South Africa is the world’s leading producer of Chenin Blanc where the grape represents about one vine in five. The varietal hails from the Loire Valley in France where it is prized as a premium quality grape capable of producing world-class wines, in the new-world it is often seen as a workhorse variety due to its fantastic versatility.
Explaining Flagstone’s delay in introducing a Chenin, which Bruce Jack calls a “Cinderella” variety due to its steady image overhaul from “workhorse” to “princess” in South Africa, Jack comments “At the premium end, you’ve really got to be confident in the vineyard.”
Flagstone’s Tributary is that confident expression of Chenin’s capacity for depth, complexity and finesse in a zesty dry style with crisp, dancing acidity in a premium wine.

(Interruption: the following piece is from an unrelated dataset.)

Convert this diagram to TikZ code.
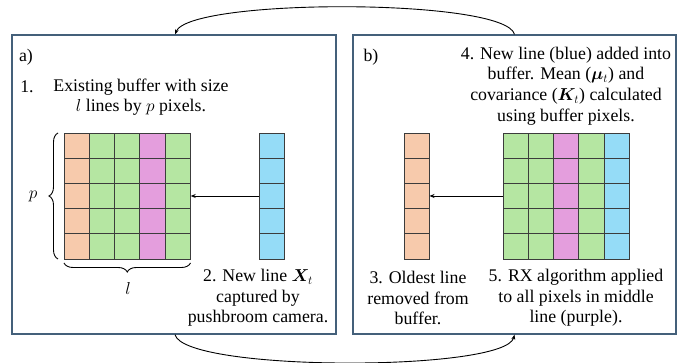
\documentclass[tikz,border=0pt]{standalone}
\usepackage{amsmath}
\usepackage{bm}
\usepackage{fontspec}
\setmainfont{Liberation Serif}
\newfontfamily\tnr{Liberation Serif}
\usetikzlibrary{decorations.pathreplacing,arrows.meta}
\definecolor{pxorange}{HTML}{F7CAAC}
\definecolor{pxgreen}{HTML}{B5E6A2}
\definecolor{pxpurple}{HTML}{E49EDD}
\definecolor{pxblue}{HTML}{95DCF7}
\definecolor{panelline}{HTML}{44607A}
\definecolor{cellline}{HTML}{3C3C3C}
\newcommand\pixcol[2]{% x-left, colour
  \fill[#2] (#1,133) rectangle ++(25.3,126);
  \foreach \r in {0,...,4}{\draw[cellline,line width=0.9pt] (#1,133+25.2*\r) rectangle ++(25.3,25.2);}
}
\tikzset{
  panel/.style={draw=panelline,line width=1.4pt,fill=none},
  txt/.style={font=\tnr\fontsize{17.8}{20.6}\selectfont,align=center,inner sep=0pt},
  flow/.style={-{Stealth[length=5pt,width=4pt]},line width=0.9pt,black},
  push/.style={-{Stealth[length=5pt,width=4pt]},line width=0.8pt,black},
  brc/.style={decorate,decoration={brace,amplitude=9pt},line width=0.9pt},
}
\begin{document}
\begin{tikzpicture}[x=1pt,y=-1pt]
\useasboundingbox (0,0) rectangle (691,363);
% panels
\node[panel,minimum width=324pt,minimum height=299pt,inner sep=0pt] (pa) at (174,184.5) {};
\node[panel,minimum width=323pt,minimum height=299pt,inner sep=0pt] (pb) at (514.5,184.5) {};
% panel a grid
\pixcol{64}{pxorange}
\pixcol{89.3}{pxgreen}
\pixcol{114.6}{pxgreen}
\pixcol{139.9}{pxpurple}
\pixcol{165.2}{pxgreen}
\pixcol{259.5}{pxblue}
\node[minimum width=126.5pt,minimum height=126pt,inner sep=0pt] (ga) at (127.25,196) {};
\node[minimum width=25.3pt,minimum height=126pt,inner sep=0pt] (ba) at (272.15,196) {};
\draw[push] (ba.west) -- (ga.east);
% braces
\draw[brc] (58,259) -- (58,133);
\draw[brc] (190.5,263) -- (64,263);
\node[txt] (plab) at (33,196) {$p$};
\node[txt] (llab) at (128,289) {$l$};
% panel a text
\node[txt] (alab) at (26,57) {a)};
\node[txt] (n1) at (27,87) {1.};
\node[txt] (t1) at (141,97) {Existing buffer with size\\ $l$ lines by $p$ pixels.};
\node[txt] (t2) at (258,298) {2. New line $\bm{X}_t$\\ captured by\\ pushbroom camera.};
% panel b grid
\pixcol{404}{pxorange}
\pixcol{503}{pxgreen}
\pixcol{528.3}{pxgreen}
\pixcol{553.6}{pxpurple}
\pixcol{578.9}{pxgreen}
\pixcol{604.2}{pxblue}
\node[minimum width=25.3pt,minimum height=126pt,inner sep=0pt] (ob) at (416.65,196) {};
\node[minimum width=126.5pt,minimum height=126pt,inner sep=0pt] (gb) at (566.25,196) {};
\draw[push] (gb.west) -- (ob.east);
% panel b text
\node[txt] (blab) at (371,57) {b)};
\node[txt] (t4) at (566,86) {4. New line (blue) added into\\ buffer. Mean ($\bm{\mu}_t$) and\\ covariance ($\bm{K}_t$) calculated\\ using buffer pixels.};
\node[txt] (t3) at (418,298) {3. Oldest line\\ removed from\\ buffer.};
\node[txt] (t5) at (576,298) {5. RX algorithm applied\\ to all pixels in middle\\ line (purple).};
% flow arrows
\coordinate (atop) at ([xshift=1pt]pa.north);
\coordinate (btop) at (pb.north);
\coordinate (abot) at ([xshift=1pt]pa.south);
\coordinate (bbot) at (pb.south);
\draw[flow] (btop) .. controls (505,-2) and (190,-2) .. (atop);
\draw[flow] (abot) .. controls (185,372) and (505,372) .. (bbot);
\end{tikzpicture}
\end{document}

As an accomplished player in food and wine pairings, its impressive acidity balances spicy cuisine and its light, dry style brightens up salads, chicken and seafood dishes.
Flagstone Tributary Chenin Blanc is available from select retailers nationwide at RSP R98.00
Colour: Brilliant gold with green tint.
Bouquet: Fresh peach, ripe apricot and dried pear introduce exotic aromas of this noble grape.
Palate: Tropical notes follow through to palate with hints of stone fruit and vanilla, finishing with a well-balanced crisp acidity.